The semantic effect of this journalistic obfuscation is clear. If
Palestinian land is not occupied but merely part of a legal dispute
that might be resolved in law courts or discussions over tea, then a
Palestinian child who throws a stone at an Israeli soldier in this
territory is clearly acting insanely.
If a Jewish colony built illegally on Arab land is simply a nice
friendly "neighborhood," then any Palestinian who attacks it must be
carrying out a mindless terrorist act.
And surely there is no reason to protest a "fence" or a "security
barrier" — words that conjure up the fence around a garden or the
gate arm at the entrance to a private housing complex.
For Palestinians to object violently to any of these phenomena thus
marks them as a generically vicious people. By our use of language,
we condemn them.
We follow these unwritten rules elsewhere in the region. American
journalists frequently used the words of U.S. officials in the early
days of the Iraqi insurgency — referring to those who attacked
American troops as "rebels" or "terrorists" or "remnants" of the
former regime. The language of the second U.S. pro-consul in Iraq,
L. Paul Bremer III, was taken up obediently — and grotesquely — by
American journalists.
American television, meanwhile, continues to present war as a
bloodless sandpit in which the horrors of conflict — the mutilated
bodies of the victims of aerial bombing, torn apart in the desert by
wild dogs — are kept off the screen. Editors in New York and London
make sure that viewers' "sensitivities" don't suffer, that we don't
indulge in the "pornography" of death (which is exactly what war is)

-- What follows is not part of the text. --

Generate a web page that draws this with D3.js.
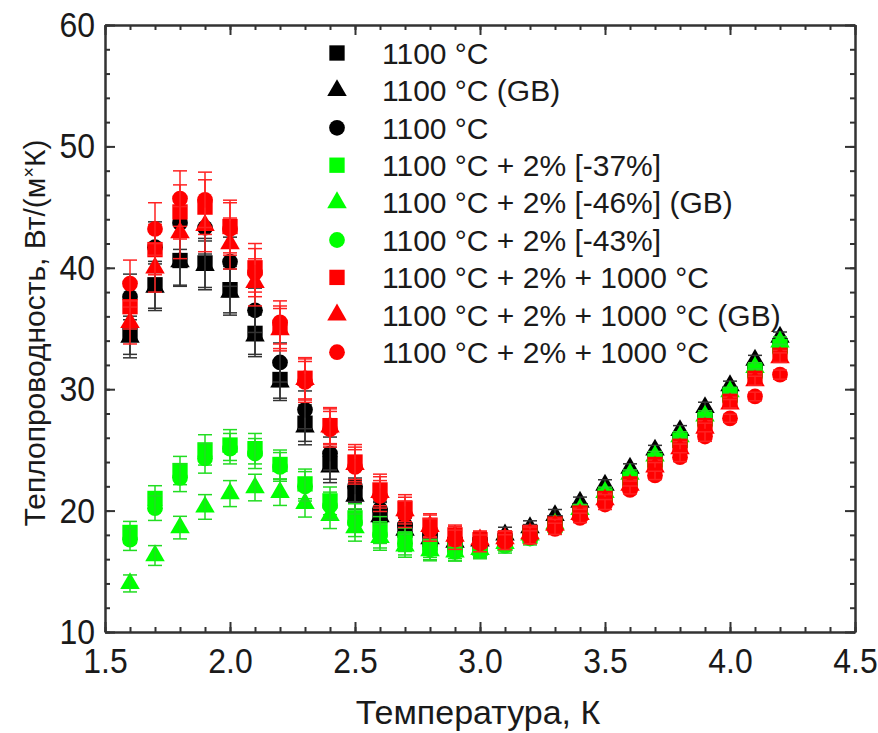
<script src="https://d3js.org/d3.v7.min.js"></script>

<style>
body{
  margin:0;
  background:#ffffff;
}
svg text{
  font-family:"Liberation Sans", Arial, sans-serif;
  fill:#1a1a1a;
}
.axis path, .axis line{
  stroke:#333333;
  stroke-width:2;
}
</style>

<div id="chart"></div>

<script>
// temperatures, K
const temps = [1.6,1.7,1.8,1.9,2.0,2.1,2.2,2.3,2.4,2.5,2.6,2.7,2.8,2.9,3.0,3.1,3.2,3.3,3.4,3.5,3.6,3.7,3.8,3.9,4.0,4.1,4.2];

// relative size of the error bars at each temperature
const errFrac = [0.05,0.05,0.05,0.05,0.05,0.05,0.05,0.055,0.055,0.06,0.06,0.055,0.05,0.045,0.04,0.035,0.03,0.025,0.02,0.02,0.015,0.015,0.015,0.015,0.012,0.012,0.012];

// thermal conductivity, W/(m*K)
const blackSquare = [34.6,38.6,40.6,40.4,38.2,34.6,30.8,27.2,23.9,21.4,19.6,18.4,17.6,17.2,17.2,17.5,18.2,19.0,20.0,21.3,22.7,24.2,25.8,27.6,29.6,31.6,33.6];
const blackTriangle = [34.3,38.4,40.5,40.2,38.0,34.4,30.6,26.9,23.6,21.2,19.5,18.4,17.7,17.4,17.5,18.0,18.6,19.6,20.7,22.1,23.5,25.0,26.6,28.5,30.3,32.4,34.3];
const blackCircle = [37.6,41.7,43.7,43.3,40.5,36.5,32.2,28.3,24.7,22.0,20.1,18.8,18.0,17.6,17.5,17.7,18.3,19.1,20.1,21.4,22.8,24.3,25.9,27.7,29.7,31.7,33.7];
const greenSquare = [18.2,21.0,23.3,25.0,25.4,25.1,23.8,22.2,20.8,19.4,18.4,17.6,17.0,16.8,16.9,17.3,17.9,18.8,19.9,21.2,22.6,24.1,25.8,27.5,29.5,31.5,33.5];
const greenTriangle = [14.0,16.3,18.6,20.3,21.4,21.9,21.5,20.6,19.6,18.6,17.8,17.1,16.7,16.6,16.8,17.3,18.0,18.9,20.1,21.5,23.0,24.5,26.1,27.8,29.8,31.8,33.9];
const greenCircle = [17.6,20.2,22.7,24.3,25.1,24.7,23.6,22.0,20.4,19.0,18.0,17.3,16.8,16.6,16.7,17.1,17.7,18.6,19.7,21.0,22.4,23.9,25.6,27.3,29.3,31.3,33.3];
const redSquare = [36.8,41.5,44.6,45.0,43.4,40.0,35.1,30.9,27.0,24.0,21.7,20.2,18.8,18.0,17.6,17.7,18.2,18.9,19.8,21.0,22.2,23.8,25.3,27.0,29.0,30.9,32.8];
const redTriangle = [35.5,40.0,42.9,43.5,42.0,38.8,34.9,30.8,26.9,23.8,21.5,20.0,18.7,17.9,17.6,17.7,18.1,18.8,19.7,20.9,22.1,23.6,25.1,26.8,28.8,30.7,32.6];
const redCircle = [38.7,43.2,45.7,45.6,43.2,39.6,35.5,30.6,26.7,23.6,21.2,19.7,18.4,17.6,17.3,17.4,17.8,18.5,19.4,20.5,21.7,22.9,24.4,26.1,27.6,29.4,31.2];

const seriesNames = [
  "1100 °C",
  "1100 °C (GB)",
  "1100 °C",
  "1100 °C + 2% [-37%]",
  "1100 °C + 2% [-46%] (GB)",
  "1100 °C + 2% [-43%]",
  "1100 °C + 2% + 1000 °C",
  "1100 °C + 2% + 1000 °C (GB)",
  "1100 °C + 2% + 1000 °C"
];
const seriesValues = [blackSquare, blackTriangle, blackCircle, greenSquare, greenTriangle, greenCircle, redSquare, redTriangle, redCircle];

const xTicks = [1.5,2.0,2.5,3.0,3.5,4.0,4.5];
const yTicks = [10,20,30,40,50,60];

const colors = ["#000000","#000000","#000000","#00ff00","#00ff00","#00ff00","#ff0000","#ff0000","#ff0000"];
const barColors = ["#333333","#333333","#333333","#22dd22","#22dd22","#22dd22","#ff2222","#ff2222","#ff2222"];
const shapes = [d3.symbolSquare, d3.symbolTriangle, d3.symbolCircle];
const shapeSizes = [235, 165, 195];

let width = 878,
    height = 733;
let margin = {top: 25, right: 23, bottom: 101, left: 105};

let svg = d3.select("#chart")
  .append("svg")
    .attr("width", width)
    .attr("height", height);

let x = d3.scaleLinear()
  .domain([1.5, 4.5])
  .range([margin.left, width - margin.right]);

let y = d3.scaleLinear()
  .domain([10, 60])
  .range([height - margin.bottom, margin.top]);

// minor ticks first, then major ticks with labels
let xMinor = d3.range(15, 46).map(d => d / 10);
let yMinor = d3.range(10, 61, 2);

svg.append("g")
  .attr("class", "axis")
  .attr("transform", "translate(0," + y(10) + ")")
  .call(d3.axisBottom(x).tickValues(xMinor).tickSizeInner(-5).tickSizeOuter(0).tickFormat(""));
svg.append("g")
  .attr("class", "axis")
  .attr("transform", "translate(0," + y(60) + ")")
  .call(d3.axisTop(x).tickValues(xMinor).tickSizeInner(-5).tickSizeOuter(0).tickFormat(""));
svg.append("g")
  .attr("class", "axis")
  .attr("transform", "translate(" + x(1.5) + ",0)")
  .call(d3.axisLeft(y).tickValues(yMinor).tickSizeInner(-5).tickSizeOuter(0).tickFormat(""));
svg.append("g")
  .attr("class", "axis")
  .attr("transform", "translate(" + x(4.5) + ",0)")
  .call(d3.axisRight(y).tickValues(yMinor).tickSizeInner(-5).tickSizeOuter(0).tickFormat(""));

let xAxis = svg.append("g")
  .attr("class", "axis")
  .attr("transform", "translate(0," + y(10) + ")")
  .call(d3.axisBottom(x).tickValues(xTicks).tickSizeInner(-10).tickSizeOuter(0).tickPadding(14).tickFormat(d3.format(".1f")));
svg.append("g")
  .attr("class", "axis")
  .attr("transform", "translate(0," + y(60) + ")")
  .call(d3.axisTop(x).tickValues(xTicks).tickSizeInner(-10).tickSizeOuter(0).tickFormat(""));
let yAxis = svg.append("g")
  .attr("class", "axis")
  .attr("transform", "translate(" + x(1.5) + ",0)")
  .call(d3.axisLeft(y).tickValues(yTicks).tickSizeInner(-10).tickSizeOuter(0).tickPadding(10));
svg.append("g")
  .attr("class", "axis")
  .attr("transform", "translate(" + x(4.5) + ",0)")
  .call(d3.axisRight(y).tickValues(yTicks).tickSizeInner(-10).tickSizeOuter(0).tickFormat(""));

// tick labels in the reference are a little taller than wide
svg.selectAll(".axis text")
  .attr("font-size", "32px")
  .attr("fill", "#1a1a1a")
  .attr("transform", "scale(1,1.12)");

// axis titles
svg.append("text")
  .attr("x", 478)
  .attr("y", 724)
  .attr("text-anchor", "middle")
  .attr("font-size", "34px")
  .text("Температура, К");

let yTitle = svg.append("text")
  .attr("transform", "translate(45," + 333 + ") rotate(-90)")
  .attr("text-anchor", "middle")
  .attr("font-size", "30px");
yTitle.append("tspan").text("Теплопроводность, Вт/(м");
yTitle.append("tspan").attr("font-size", "18px").attr("dy", "-10").text("×");
yTitle.append("tspan").attr("dy", "10").text("К)");

// data points with error bars
let plot = svg.append("g");
seriesValues.forEach(function(vals, s){
  let pts = temps.map((t, i) => ({t: t, v: vals[i], e: vals[i] * errFrac[i]}));
  let g = plot.append("g");

  g.selectAll("path.mark")
    .data(pts)
    .enter().append("path")
      .attr("class", "mark")
      .attr("transform", d => "translate(" + x(d.t) + "," + y(d.v) + ")")
      .attr("d", d3.symbol().type(shapes[s % 3]).size(shapeSizes[s % 3]))
      .attr("fill", colors[s]);

  let bars = g.selectAll("g.err")
    .data(pts)
    .enter().append("g")
      .attr("class", "err")
      .attr("stroke", barColors[s])
      .attr("stroke-width", 1.5);
  bars.append("line")
    .attr("x1", d => x(d.t)).attr("x2", d => x(d.t))
    .attr("y1", d => y(d.v - d.e)).attr("y2", d => y(d.v + d.e));
  bars.append("line")
    .attr("x1", d => x(d.t) - 7).attr("x2", d => x(d.t) + 7)
    .attr("y1", d => y(d.v + d.e)).attr("y2", d => y(d.v + d.e));
  bars.append("line")
    .attr("x1", d => x(d.t) - 7).attr("x2", d => x(d.t) + 7)
    .attr("y1", d => y(d.v - d.e)).attr("y2", d => y(d.v - d.e));
});

// legend
let legend = svg.append("g")
  .attr("transform", "translate(337,53)");
seriesNames.forEach(function(name, s){
  let row = legend.append("g")
    .attr("transform", "translate(0," + (s * 37.4) + ")");
  row.append("path")
    .attr("d", d3.symbol().type(shapes[s % 3]).size(shapeSizes[s % 3]))
    .attr("fill", colors[s]);
  row.append("text")
    .attr("x", 45)
    .attr("y", 0)
    .attr("dy", "0.36em")
    .attr("font-size", "30px")
    .text(name);
});
</script>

or "dishonor" the dead whom we have just killed.
Our prudish video coverage makes war easier to support, and
journalists long ago became complicit with governments in making
conflict and death more acceptable to viewers. Television journalism
has thus become a lethal adjunct to war.
Back in the old days, we used to believe — did we not? — that
journalists should "tell it how it is." Read the great journalism of
World War II and you'll see what I mean. The Ed Murrows and Richard
Dimblebys, the Howard K. Smiths and Alan Moorheads didn't mince
their words or change their descriptions or run mealy-mouthed from
the truth because listeners or readers didn't want to know or
preferred a different version.
So let's call a colony a colony, let's call occupation what it is,
let's call a wall a wall. And maybe express the reality of war by
showing that it represents not, primarily, victory or defeat, but
the total failure of the human spirit.
ROBERT FISK is Middle East correspondent for the London Independent
and the author, most recently, of "The Great War for Civilisation:
The Conquest of the Middle East," published last month by Knopf.